Given data:

****************

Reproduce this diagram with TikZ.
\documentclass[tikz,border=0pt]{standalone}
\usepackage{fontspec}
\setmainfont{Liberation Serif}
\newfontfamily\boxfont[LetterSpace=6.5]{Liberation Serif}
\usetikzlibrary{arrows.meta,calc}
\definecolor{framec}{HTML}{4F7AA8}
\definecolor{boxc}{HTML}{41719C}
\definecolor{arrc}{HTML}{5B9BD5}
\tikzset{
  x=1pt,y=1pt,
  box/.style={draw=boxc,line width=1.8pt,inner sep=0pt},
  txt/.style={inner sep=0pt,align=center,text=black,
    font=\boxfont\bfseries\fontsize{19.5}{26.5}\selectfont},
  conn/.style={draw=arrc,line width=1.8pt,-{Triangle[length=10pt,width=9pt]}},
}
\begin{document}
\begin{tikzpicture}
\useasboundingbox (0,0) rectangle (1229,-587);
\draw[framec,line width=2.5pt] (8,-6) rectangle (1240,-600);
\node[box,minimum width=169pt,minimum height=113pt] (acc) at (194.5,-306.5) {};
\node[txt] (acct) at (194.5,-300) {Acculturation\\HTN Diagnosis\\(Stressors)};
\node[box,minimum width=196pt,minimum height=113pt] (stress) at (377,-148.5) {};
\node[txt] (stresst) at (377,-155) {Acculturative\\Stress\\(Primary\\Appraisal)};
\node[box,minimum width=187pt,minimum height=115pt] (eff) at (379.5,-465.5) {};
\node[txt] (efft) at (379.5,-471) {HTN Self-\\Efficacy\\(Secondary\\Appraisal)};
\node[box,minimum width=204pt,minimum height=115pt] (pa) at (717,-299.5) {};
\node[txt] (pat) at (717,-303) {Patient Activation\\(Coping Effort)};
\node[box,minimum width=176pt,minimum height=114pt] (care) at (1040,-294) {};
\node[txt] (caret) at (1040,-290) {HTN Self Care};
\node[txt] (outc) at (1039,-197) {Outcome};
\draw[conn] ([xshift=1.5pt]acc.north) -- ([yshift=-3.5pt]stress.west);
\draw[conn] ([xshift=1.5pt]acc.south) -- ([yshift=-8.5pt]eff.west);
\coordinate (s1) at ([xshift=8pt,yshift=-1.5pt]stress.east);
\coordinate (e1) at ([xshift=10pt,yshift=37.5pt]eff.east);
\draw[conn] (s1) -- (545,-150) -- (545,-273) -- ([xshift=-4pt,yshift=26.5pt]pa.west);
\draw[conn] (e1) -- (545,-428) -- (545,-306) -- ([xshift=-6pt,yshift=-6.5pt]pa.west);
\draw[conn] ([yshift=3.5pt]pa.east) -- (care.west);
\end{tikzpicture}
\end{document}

****************

Show the data once more, exactly as it was written.

Reproduce this diagram with TikZ.
\documentclass[tikz,border=0pt]{standalone}
\usepackage{fontspec}
\setmainfont{Liberation Serif}
\newfontfamily\boxfont[LetterSpace=6.5]{Liberation Serif}
\usetikzlibrary{arrows.meta,calc}
\definecolor{framec}{HTML}{4F7AA8}
\definecolor{boxc}{HTML}{41719C}
\definecolor{arrc}{HTML}{5B9BD5}
\tikzset{
  x=1pt,y=1pt,
  box/.style={draw=boxc,line width=1.8pt,inner sep=0pt},
  txt/.style={inner sep=0pt,align=center,text=black,
    font=\boxfont\bfseries\fontsize{19.5}{26.5}\selectfont},
  conn/.style={draw=arrc,line width=1.8pt,-{Triangle[length=10pt,width=9pt]}},
}
\begin{document}
\begin{tikzpicture}
\useasboundingbox (0,0) rectangle (1229,-587);
\draw[framec,line width=2.5pt] (8,-6) rectangle (1240,-600);
\node[box,minimum width=169pt,minimum height=113pt] (acc) at (194.5,-306.5) {};
\node[txt] (acct) at (194.5,-300) {Acculturation\\HTN Diagnosis\\(Stressors)};
\node[box,minimum width=196pt,minimum height=113pt] (stress) at (377,-148.5) {};
\node[txt] (stresst) at (377,-155) {Acculturative\\Stress\\(Primary\\Appraisal)};
\node[box,minimum width=187pt,minimum height=115pt] (eff) at (379.5,-465.5) {};
\node[txt] (efft) at (379.5,-471) {HTN Self-\\Efficacy\\(Secondary\\Appraisal)};
\node[box,minimum width=204pt,minimum height=115pt] (pa) at (717,-299.5) {};
\node[txt] (pat) at (717,-303) {Patient Activation\\(Coping Effort)};
\node[box,minimum width=176pt,minimum height=114pt] (care) at (1040,-294) {};
\node[txt] (caret) at (1040,-290) {HTN Self Care};
\node[txt] (outc) at (1039,-197) {Outcome};
\draw[conn] ([xshift=1.5pt]acc.north) -- ([yshift=-3.5pt]stress.west);
\draw[conn] ([xshift=1.5pt]acc.south) -- ([yshift=-8.5pt]eff.west);
\coordinate (s1) at ([xshift=8pt,yshift=-1.5pt]stress.east);
\coordinate (e1) at ([xshift=10pt,yshift=37.5pt]eff.east);
\draw[conn] (s1) -- (545,-150) -- (545,-273) -- ([xshift=-4pt,yshift=26.5pt]pa.west);
\draw[conn] (e1) -- (545,-428) -- (545,-306) -- ([xshift=-6pt,yshift=-6.5pt]pa.west);
\draw[conn] ([yshift=3.5pt]pa.east) -- (care.west);
\end{tikzpicture}
\end{document}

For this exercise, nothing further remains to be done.